Pubs and bars

[MILK] First Gay Bar to Open in Dubrovnik This Weekend

The MILK club, Located in Marojica Kaboga Street, Arose as a Spontaneous Idea Following the Rhythm of the Market

The weekend ahead of us might just be the turning point in Dubrovnik’s nightlife offer. Fifty square meters in size, the MILK club, located in Marojica Kaboga Street, arose as a spontaneous idea following the rhythm of the market.

Numerous members of the gay population have been warmly welcomed guests in Dubrovnik for years, even decades. Therefore, the idea of ​​opening a gay bar was not only spontaneous, but also a completely logical step forward.

‘We follow trends, we follow the world scene. There is a big craze for MILK and we are very happy about that’, the owners told us – ‘there are a lot of gay friendly bars in Dubrovnik, but not a gay bar. Until this Saturday, May 7th!’
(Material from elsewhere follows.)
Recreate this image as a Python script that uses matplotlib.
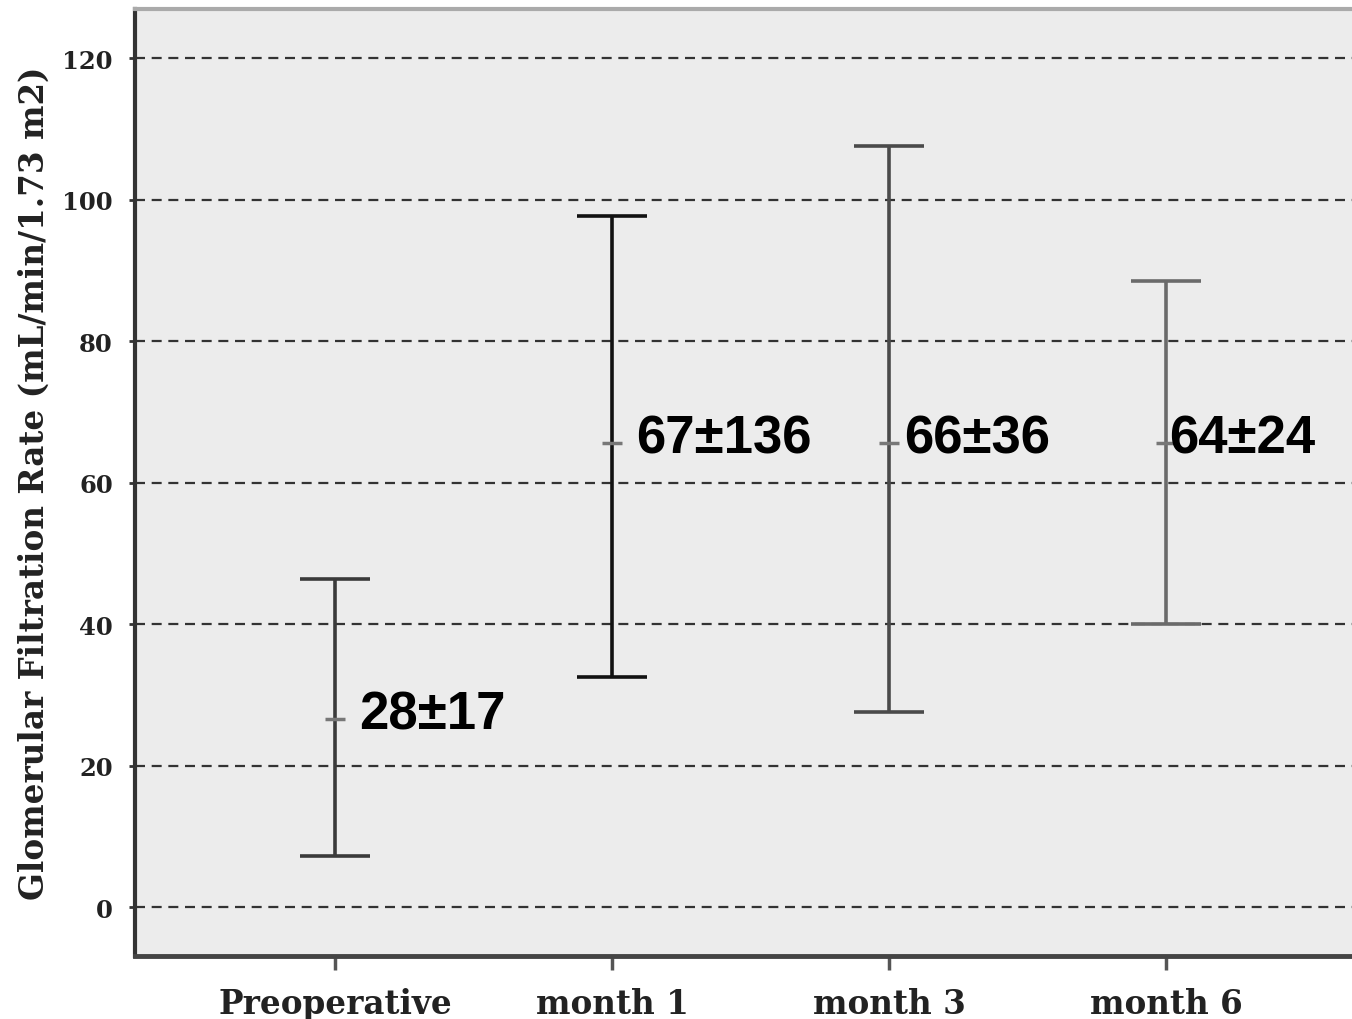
import matplotlib
matplotlib.use("Agg")
import matplotlib.pyplot as plt

# values
groups = ["Preoperative", "month 1", "month 3", "month 6"]
means = [26.6, 65.6, 65.6, 65.6]
lower = [7.2, 32.5, 27.6, 40.0]
upper = [46.4, 97.7, 107.5, 88.5]
labels = ["28\u00b117", "67\u00b1136", "66\u00b136", "64\u00b124"]
bar_colors = ["#3a3a3a", "#111111", "#4a4a4a", "#6a6a6a"]
label_dx = [17, 17, 11, 2]  # points right of the bar
yticks = [0, 20, 40, 60, 80, 100, 120]

fig = plt.figure(figsize=(13.52, 10.2), dpi=100)
ax = fig.add_axes([0.0999, 0.0618, 0.9001, 0.9282])
ax.set_facecolor("#ececec")

for i in range(len(groups)):
    ax.errorbar(i, means[i],
                yerr=[[means[i] - lower[i]], [upper[i] - means[i]]],
                fmt="none", ecolor=bar_colors[i], elinewidth=2.6,
                capsize=25, capthick=2.6, zorder=3)
    ax.plot(i, means[i], marker="_", markersize=14, mew=2.5,
            color="#777777", zorder=4)
    ax.annotate(labels[i], xy=(i, means[i]), xytext=(label_dx[i], 3),
                textcoords="offset points", ha="left", va="center",
                fontsize=38, fontweight="bold",
                family=["Liberation Sans", "DejaVu Sans"], color="black",
                zorder=5)

ax.set_xlim(-0.722, 3.671)
ax.set_ylim(-6.9, 126.9)
ax.set_xticks(range(len(groups)))
ax.set_xticklabels(groups)
ax.set_yticks(yticks)

ax.yaxis.grid(True, color="#333333", linewidth=1.6, linestyle=(0, (4.5, 3)))
ax.set_axisbelow(True)

for lab in ax.get_xticklabels():
    lab.set_fontfamily("DejaVu Serif")
    lab.set_fontweight("bold")
    lab.set_fontsize(23.5)
    lab.set_color("#222222")
for lab in ax.get_yticklabels():
    lab.set_fontfamily("DejaVu Serif")
    lab.set_fontweight("bold")
    lab.set_fontsize(17.5)
    lab.set_color("#222222")

ax.tick_params(axis="x", direction="out", length=10, width=2.5,
               color="#555555", pad=12)
ax.tick_params(axis="y", direction="out", length=4, width=2,
               color="#333333", pad=12)

ax.set_ylabel("Glomerular Filtration Rate (mL/min/1.73 m2)",
              fontfamily="DejaVu Serif", fontweight="bold",
              fontsize=23.5, color="#222222", labelpad=8)

ax.spines["right"].set_visible(False)
ax.spines["top"].set_color("#aaaaaa")
ax.spines["top"].set_linewidth(3)
ax.spines["left"].set_color("#333333")
ax.spines["left"].set_linewidth(3)
ax.spines["bottom"].set_color("#444444")
ax.spines["bottom"].set_linewidth(3.5)

fig.savefig("out.png", dpi=100)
The MILK Bar is named after the American politician and activist Harvey Milk, the first openly gay man to be elected to public office in California, as a member of the San Francisco Board of Supervisors. Milk was born and raised in New York where he acknowledged his homosexuality as an adolescent, but chose to pursue sexual relationships with secrecy and discretion well into his adult years. His experience in the counterculture of the 1960s caused him to shed many of his conservative views about individual freedom and the expression of sexuality.

Milk was elected city supervisor in 1977 after San Francisco reorganized its election procedures to choose representatives from neighborhoods rather than through city-wide ballots. Milk served almost eleven months in office, during which he sponsored a bill banning discrimination in public accommodations, housing, and employment on the basis of sexual orientation. The Supervisors passed the bill by a vote of 11–1, and it was signed into law by Mayor George Moscone. On November 27, 1978, Milk and Moscone were assassinated by Dan White, a disgruntled former city supervisor who cast the sole vote against Milk’s bill.

Despite his short career in politics, Milk became an icon in San Francisco and a martyr in the gay community.